[BEGIN Records for the task]
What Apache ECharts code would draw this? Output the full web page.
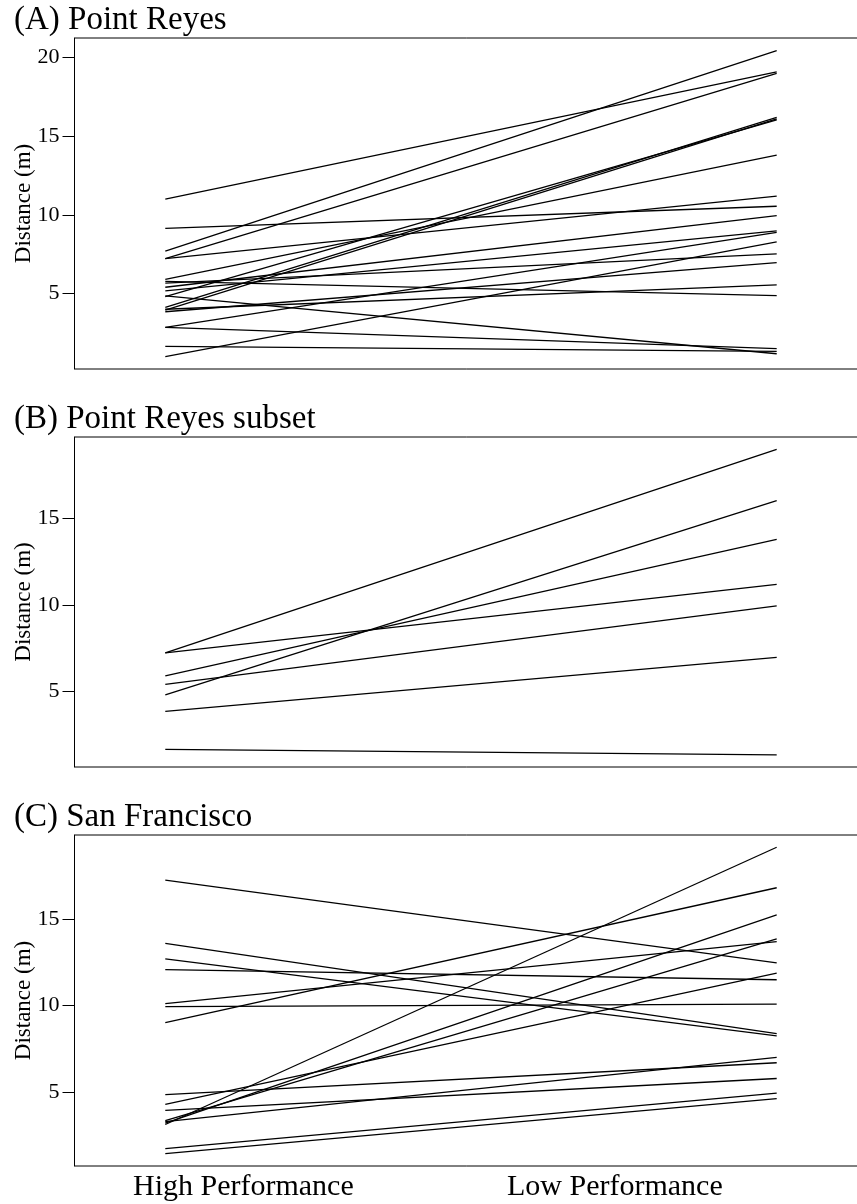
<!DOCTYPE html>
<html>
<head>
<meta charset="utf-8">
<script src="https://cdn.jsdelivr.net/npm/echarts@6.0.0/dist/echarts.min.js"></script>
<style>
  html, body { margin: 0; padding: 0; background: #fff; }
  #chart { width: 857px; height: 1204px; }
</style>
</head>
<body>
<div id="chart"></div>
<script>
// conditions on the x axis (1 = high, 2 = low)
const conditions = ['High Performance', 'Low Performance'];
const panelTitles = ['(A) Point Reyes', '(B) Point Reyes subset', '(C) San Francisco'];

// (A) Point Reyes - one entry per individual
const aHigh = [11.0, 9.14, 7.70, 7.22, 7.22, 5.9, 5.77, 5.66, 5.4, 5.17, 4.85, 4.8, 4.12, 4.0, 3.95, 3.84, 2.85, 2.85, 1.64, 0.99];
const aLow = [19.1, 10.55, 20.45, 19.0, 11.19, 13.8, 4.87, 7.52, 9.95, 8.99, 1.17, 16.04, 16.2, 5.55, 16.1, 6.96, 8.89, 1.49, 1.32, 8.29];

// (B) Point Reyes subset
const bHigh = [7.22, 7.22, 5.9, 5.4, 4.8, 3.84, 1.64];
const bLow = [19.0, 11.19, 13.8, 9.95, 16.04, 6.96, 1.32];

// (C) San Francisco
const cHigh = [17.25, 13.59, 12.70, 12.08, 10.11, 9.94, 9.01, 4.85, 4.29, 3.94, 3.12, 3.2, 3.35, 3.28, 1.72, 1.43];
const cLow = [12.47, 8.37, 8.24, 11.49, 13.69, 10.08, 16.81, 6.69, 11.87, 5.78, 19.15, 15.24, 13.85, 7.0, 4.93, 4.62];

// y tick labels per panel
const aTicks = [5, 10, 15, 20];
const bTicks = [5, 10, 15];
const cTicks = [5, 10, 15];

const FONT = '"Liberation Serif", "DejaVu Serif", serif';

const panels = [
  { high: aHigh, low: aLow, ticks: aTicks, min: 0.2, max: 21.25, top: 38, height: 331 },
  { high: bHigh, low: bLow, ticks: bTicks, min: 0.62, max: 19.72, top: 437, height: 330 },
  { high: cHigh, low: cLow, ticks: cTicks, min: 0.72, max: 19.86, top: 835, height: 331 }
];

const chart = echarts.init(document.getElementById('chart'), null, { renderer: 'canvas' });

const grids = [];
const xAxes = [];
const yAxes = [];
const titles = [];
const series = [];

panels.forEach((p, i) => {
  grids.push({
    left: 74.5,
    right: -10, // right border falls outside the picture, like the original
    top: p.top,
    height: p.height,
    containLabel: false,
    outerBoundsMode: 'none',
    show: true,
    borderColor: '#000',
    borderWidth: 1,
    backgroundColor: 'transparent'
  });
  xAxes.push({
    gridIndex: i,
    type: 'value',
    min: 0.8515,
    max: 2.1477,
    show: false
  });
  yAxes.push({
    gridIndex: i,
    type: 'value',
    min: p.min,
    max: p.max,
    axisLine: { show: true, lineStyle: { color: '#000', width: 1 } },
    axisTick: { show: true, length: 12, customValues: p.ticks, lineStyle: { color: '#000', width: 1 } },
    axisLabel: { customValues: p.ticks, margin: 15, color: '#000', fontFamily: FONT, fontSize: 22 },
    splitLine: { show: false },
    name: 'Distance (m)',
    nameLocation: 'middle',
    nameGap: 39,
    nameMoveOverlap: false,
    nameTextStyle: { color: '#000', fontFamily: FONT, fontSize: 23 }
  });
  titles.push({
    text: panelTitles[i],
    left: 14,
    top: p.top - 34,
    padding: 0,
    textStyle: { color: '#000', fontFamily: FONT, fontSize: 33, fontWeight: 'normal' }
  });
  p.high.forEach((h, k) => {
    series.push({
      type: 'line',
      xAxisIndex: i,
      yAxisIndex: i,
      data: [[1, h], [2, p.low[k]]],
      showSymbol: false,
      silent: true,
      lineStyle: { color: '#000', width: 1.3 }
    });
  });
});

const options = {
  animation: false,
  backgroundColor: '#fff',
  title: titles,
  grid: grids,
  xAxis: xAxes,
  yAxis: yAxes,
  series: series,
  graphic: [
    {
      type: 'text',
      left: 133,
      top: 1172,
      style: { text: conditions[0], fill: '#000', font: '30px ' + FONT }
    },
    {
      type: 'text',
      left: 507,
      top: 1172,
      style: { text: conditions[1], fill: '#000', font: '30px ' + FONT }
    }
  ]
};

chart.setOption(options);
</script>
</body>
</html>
[END Records for the task]
[BEGIN Records for the task]
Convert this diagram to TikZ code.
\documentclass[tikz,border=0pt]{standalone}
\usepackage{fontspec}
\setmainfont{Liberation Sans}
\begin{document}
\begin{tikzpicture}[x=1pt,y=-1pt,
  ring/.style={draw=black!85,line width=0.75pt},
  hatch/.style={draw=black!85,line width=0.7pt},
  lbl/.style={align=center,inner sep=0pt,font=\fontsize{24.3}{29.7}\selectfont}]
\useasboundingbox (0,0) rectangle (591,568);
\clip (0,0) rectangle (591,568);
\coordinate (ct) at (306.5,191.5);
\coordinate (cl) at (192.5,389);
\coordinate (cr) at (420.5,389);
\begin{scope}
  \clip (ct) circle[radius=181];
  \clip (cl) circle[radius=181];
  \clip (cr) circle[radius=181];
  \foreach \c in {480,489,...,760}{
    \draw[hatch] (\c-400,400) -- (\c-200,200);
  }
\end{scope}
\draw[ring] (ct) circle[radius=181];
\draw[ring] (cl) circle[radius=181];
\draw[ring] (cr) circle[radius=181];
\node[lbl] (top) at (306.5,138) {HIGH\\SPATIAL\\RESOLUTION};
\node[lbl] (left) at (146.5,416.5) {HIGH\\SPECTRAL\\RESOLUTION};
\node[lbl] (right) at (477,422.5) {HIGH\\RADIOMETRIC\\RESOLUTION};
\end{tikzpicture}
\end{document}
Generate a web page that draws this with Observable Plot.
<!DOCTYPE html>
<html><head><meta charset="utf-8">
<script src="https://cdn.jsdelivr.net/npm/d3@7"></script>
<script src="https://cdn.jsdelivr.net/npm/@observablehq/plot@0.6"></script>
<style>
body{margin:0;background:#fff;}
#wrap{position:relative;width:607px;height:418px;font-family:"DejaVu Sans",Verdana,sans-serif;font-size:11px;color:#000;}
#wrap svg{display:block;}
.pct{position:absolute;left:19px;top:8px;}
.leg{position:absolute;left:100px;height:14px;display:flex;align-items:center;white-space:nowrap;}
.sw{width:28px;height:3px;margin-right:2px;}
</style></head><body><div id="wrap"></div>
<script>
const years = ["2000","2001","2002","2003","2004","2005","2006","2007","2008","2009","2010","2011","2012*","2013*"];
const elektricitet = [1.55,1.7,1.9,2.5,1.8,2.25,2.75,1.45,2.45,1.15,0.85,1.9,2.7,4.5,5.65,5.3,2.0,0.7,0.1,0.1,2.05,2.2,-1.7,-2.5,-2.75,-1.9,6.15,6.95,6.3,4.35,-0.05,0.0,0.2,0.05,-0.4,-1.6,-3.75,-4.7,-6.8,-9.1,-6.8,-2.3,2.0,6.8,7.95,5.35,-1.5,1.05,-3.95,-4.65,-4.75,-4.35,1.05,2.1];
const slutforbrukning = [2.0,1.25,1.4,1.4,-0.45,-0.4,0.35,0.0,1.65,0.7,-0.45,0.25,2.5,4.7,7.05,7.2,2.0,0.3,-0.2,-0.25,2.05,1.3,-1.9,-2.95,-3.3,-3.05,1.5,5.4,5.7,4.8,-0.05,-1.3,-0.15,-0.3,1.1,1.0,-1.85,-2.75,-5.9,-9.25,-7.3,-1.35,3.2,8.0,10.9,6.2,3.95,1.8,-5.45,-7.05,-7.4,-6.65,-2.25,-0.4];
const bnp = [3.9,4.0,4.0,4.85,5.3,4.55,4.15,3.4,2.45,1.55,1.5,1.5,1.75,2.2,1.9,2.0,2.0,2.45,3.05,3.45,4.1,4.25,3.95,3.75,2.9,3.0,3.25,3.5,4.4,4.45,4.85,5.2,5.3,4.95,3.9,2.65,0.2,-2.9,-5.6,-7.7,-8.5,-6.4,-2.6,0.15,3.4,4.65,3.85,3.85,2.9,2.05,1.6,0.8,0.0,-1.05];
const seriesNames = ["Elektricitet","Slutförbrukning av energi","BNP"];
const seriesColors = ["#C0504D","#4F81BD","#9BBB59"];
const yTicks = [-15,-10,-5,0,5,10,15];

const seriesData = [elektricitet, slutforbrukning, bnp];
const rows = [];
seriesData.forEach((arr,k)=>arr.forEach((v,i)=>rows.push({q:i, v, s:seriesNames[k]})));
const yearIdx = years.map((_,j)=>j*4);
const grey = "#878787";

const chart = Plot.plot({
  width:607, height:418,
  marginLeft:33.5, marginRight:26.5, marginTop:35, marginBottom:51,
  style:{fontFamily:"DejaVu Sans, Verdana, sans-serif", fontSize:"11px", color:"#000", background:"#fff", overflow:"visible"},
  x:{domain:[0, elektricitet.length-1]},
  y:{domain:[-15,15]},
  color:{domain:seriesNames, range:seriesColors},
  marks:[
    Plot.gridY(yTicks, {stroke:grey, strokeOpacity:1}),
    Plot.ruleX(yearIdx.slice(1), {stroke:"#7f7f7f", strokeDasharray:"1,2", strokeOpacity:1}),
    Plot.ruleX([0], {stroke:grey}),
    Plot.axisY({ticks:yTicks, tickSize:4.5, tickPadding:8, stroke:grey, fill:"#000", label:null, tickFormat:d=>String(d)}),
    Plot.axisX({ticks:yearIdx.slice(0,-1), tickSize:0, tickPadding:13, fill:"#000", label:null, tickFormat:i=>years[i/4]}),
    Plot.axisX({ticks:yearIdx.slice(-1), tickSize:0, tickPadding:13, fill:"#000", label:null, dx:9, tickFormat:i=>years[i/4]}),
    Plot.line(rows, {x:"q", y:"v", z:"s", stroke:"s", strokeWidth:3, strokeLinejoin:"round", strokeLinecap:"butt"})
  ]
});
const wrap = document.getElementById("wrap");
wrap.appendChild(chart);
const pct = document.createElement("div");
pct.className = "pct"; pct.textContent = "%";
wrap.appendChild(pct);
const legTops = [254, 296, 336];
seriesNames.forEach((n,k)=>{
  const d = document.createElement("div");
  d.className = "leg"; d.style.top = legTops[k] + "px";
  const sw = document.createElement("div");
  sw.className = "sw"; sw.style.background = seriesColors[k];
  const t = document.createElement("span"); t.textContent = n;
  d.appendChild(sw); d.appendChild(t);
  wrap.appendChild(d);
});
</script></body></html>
[END Records for the task]
> _What you should do_
Pictures do not belong in the copy. Reproduce exactly the lines from the one with "What Apache ECharts" to the one with "const bLow = [19.0, 11.19, 13.8, 9.95, 16.04, 6.96, 1.32];", both lines included.

> _Complete output_
What Apache ECharts code would draw this? Output the full web page.
<!DOCTYPE html>
<html>
<head>
<meta charset="utf-8">
<script src="https://cdn.jsdelivr.net/npm/echarts@6.0.0/dist/echarts.min.js"></script>
<style>
  html, body { margin: 0; padding: 0; background: #fff; }
  #chart { width: 857px; height: 1204px; }
</style>
</head>
<body>
<div id="chart"></div>
<script>
// conditions on the x axis (1 = high, 2 = low)
const conditions = ['High Performance', 'Low Performance'];
const panelTitles = ['(A) Point Reyes', '(B) Point Reyes subset', '(C) San Francisco'];

// (A) Point Reyes - one entry per individual
const aHigh = [11.0, 9.14, 7.70, 7.22, 7.22, 5.9, 5.77, 5.66, 5.4, 5.17, 4.85, 4.8, 4.12, 4.0, 3.95, 3.84, 2.85, 2.85, 1.64, 0.99];
const aLow = [19.1, 10.55, 20.45, 19.0, 11.19, 13.8, 4.87, 7.52, 9.95, 8.99, 1.17, 16.04, 16.2, 5.55, 16.1, 6.96, 8.89, 1.49, 1.32, 8.29];

// (B) Point Reyes subset
const bHigh = [7.22, 7.22, 5.9, 5.4, 4.8, 3.84, 1.64];
const bLow = [19.0, 11.19, 13.8, 9.95, 16.04, 6.96, 1.32];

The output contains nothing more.